Effect of rapid cooling on microstructure and properties of nanocrystalline WC-9%co-Cr3C2-VC cemented carbide

Abstract

Nanocrystalline cemented carbide is expected to become an ideal material for high-performance alloy tools due to its high strength, hardness, toughness, and wear resistance. In this work, nanocrystalline cemented carbides prepared at different sintering temperatures through different cooling methods were investigated with Cr3C2 and VC as grain growth inhibitors. The effects of sintering temperature and cooling process on the microstructure and mechanical properties were systematically studied. It was found that low-pressure sintering and rapid cooling process can significantly optimize the structure and improve the mechanical performance.
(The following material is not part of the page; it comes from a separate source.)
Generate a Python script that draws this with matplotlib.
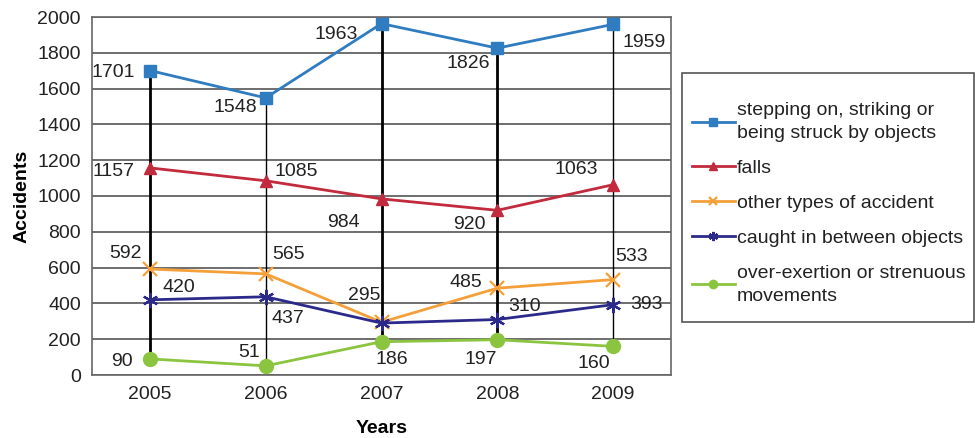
import matplotlib
matplotlib.use("Agg")
import matplotlib.pyplot as plt
from matplotlib.patches import Rectangle
import numpy as np

plt.rcParams["font.family"] = ["Liberation Sans", "DejaVu Sans"]

years = [2005, 2006, 2007, 2008, 2009]
struck = [1701, 1548, 1963, 1826, 1959]
falls = [1157, 1085, 984, 920, 1063]
other = [592, 565, 295, 485, 533]
caught = [420, 437, 290, 310, 393]
exertion = [90, 51, 186, 197, 160]

series_labels = [
    "stepping on, striking or\nbeing struck by objects",
    "falls",
    "other types of accident",
    "caught in between objects",
    "over-exertion or strenuous\nmovements",
]
y_ticks = list(range(0, 2001, 200))

# label offsets in pixels (dx, dy, ha); None = no label shown
offsets = {
    "struck": [(-15, -2, "right"), (-9, -10, "right"), (-24, -11, "right"),
               (-7, -15, "right"), (9, -18, "left")],
    "falls": [(-15, -4, "right"), (9, 9, "left"), (-22, -24, "right"),
              (-12, -14, "right"), (-15, 15, "right")],
    "other": [(-8, 16, "right"), (7, 19, "left"), (-1, 27, "right"),
              (-15, 6, "right"), (2, 23, "left")],
    "caught": [(13, 12, "left"), (6, -22, "left"), None,
               (11, 13, "left"), (17, 0, "left")],
    "exertion": [(-17, -3, "right"), (-6, 13, "right"), (10, -18, "center"),
                 (0, -20, "right"), (-3, -17, "right")],
}

W, H = 975, 438
fig = plt.figure(figsize=(W / 100, H / 100), dpi=100)
ax = fig.add_axes([92 / W, 1 - 375 / H, (671 - 92) / W, (375 - 17) / H])

# high-low lines
tops = np.max([struck, falls, other, caught, exertion], axis=0)
lows = np.min([struck, falls, other, caught, exertion], axis=0)
widths = [2.0, 1.0, 2.0, 2.0, 1.0]
for x, lo, hi, w in zip(years, lows, tops, widths):
    ax.plot([x, x], [lo, hi], color="black", lw=w, zorder=2)

styles = [
    ("struck", struck, "#2f7cc0", "s", 9, 0),
    ("falls", falls, "#c22a3d", "^", 9, 0),
    ("other", other, "#f4a03a", "x", 10, 1.6),
    ("caught", caught, "#2b2a8a", (6, 2, 0), 11, 1.6),
    ("exertion", exertion, "#8bc540", "o", 10, 0),
]
handles = []
for (key, vals, col, mk, ms, mew), lab in zip(styles, series_labels):
    kw = dict(markeredgewidth=mew) if mew else dict(markeredgecolor=col)
    h, = ax.plot(years, vals, color=col, lw=2.0, marker=mk, markersize=ms,
                 zorder=3, label=lab, **kw)
    handles.append(h)
    for x, v, off in zip(years, vals, offsets[key]):
        if off is None:
            continue
        dx, dy, ha = off
        ax.annotate(str(v), (x, v), xytext=(dx * 0.72, dy * 0.72),
                    textcoords="offset points", ha=ha, va="center",
                    fontsize=14, color="#222222", zorder=5)

ax.set_xlim(2004.5, 2009.5)
ax.set_ylim(0, 2000)
ax.set_xticks(years)
ax.set_yticks(y_ticks)
ax.tick_params(length=0, labelsize=14, colors="#222222", pad=8)
ax.yaxis.grid(True, color="#555555", lw=1.2, zorder=1)
ax.set_axisbelow(True)
for s in ax.spines.values():
    s.set_color("#666666")
    s.set_linewidth(1.2)
ax.set_xlabel("Years", fontsize=14, fontweight="bold", labelpad=12.5)
ax.set_ylabel("Accidents", fontsize=14, fontweight="bold", labelpad=5)

# legend box drawn separately so the padding can be set freely
fig.patches.append(Rectangle((682 / W, 1 - 322 / H), (974 - 682) / W,
                             (322 - 73) / H, transform=fig.transFigure,
                             facecolor="white", edgecolor="#555555", lw=1.2,
                             zorder=0))
leg = fig.legend(handles=handles, loc="upper left",
                 bbox_to_anchor=(692 / W, 1 - 102 / H),
                 fontsize=14, frameon=False, handlelength=2.2,
                 handletextpad=0.1, labelspacing=0.9, markerscale=0.6,
                 borderpad=0, borderaxespad=0)
for t in leg.get_texts():
    t.set_linespacing(1.45)
    t.set_color("#222222")

fig.savefig("out.png", dpi=100)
The nanocrystalline cemented carbide shows excellent comprehensive properties, i.e. transverse rupture strength (TRS) of 5280 MPa and hardness of 1987 kg·mm−2 (94.0HRA) at high level compared with the reported values. The mechanisms of strengthening and toughening of nanocrystalline cemented carbide were contributed to the WC grains tip rounding and low-misfit Co(111)∥(W,V,Cr)Cx∥WC(101¯0) interface at rapid cooling process, and a new method for improving cemented carbide by interface strengthening was proposed.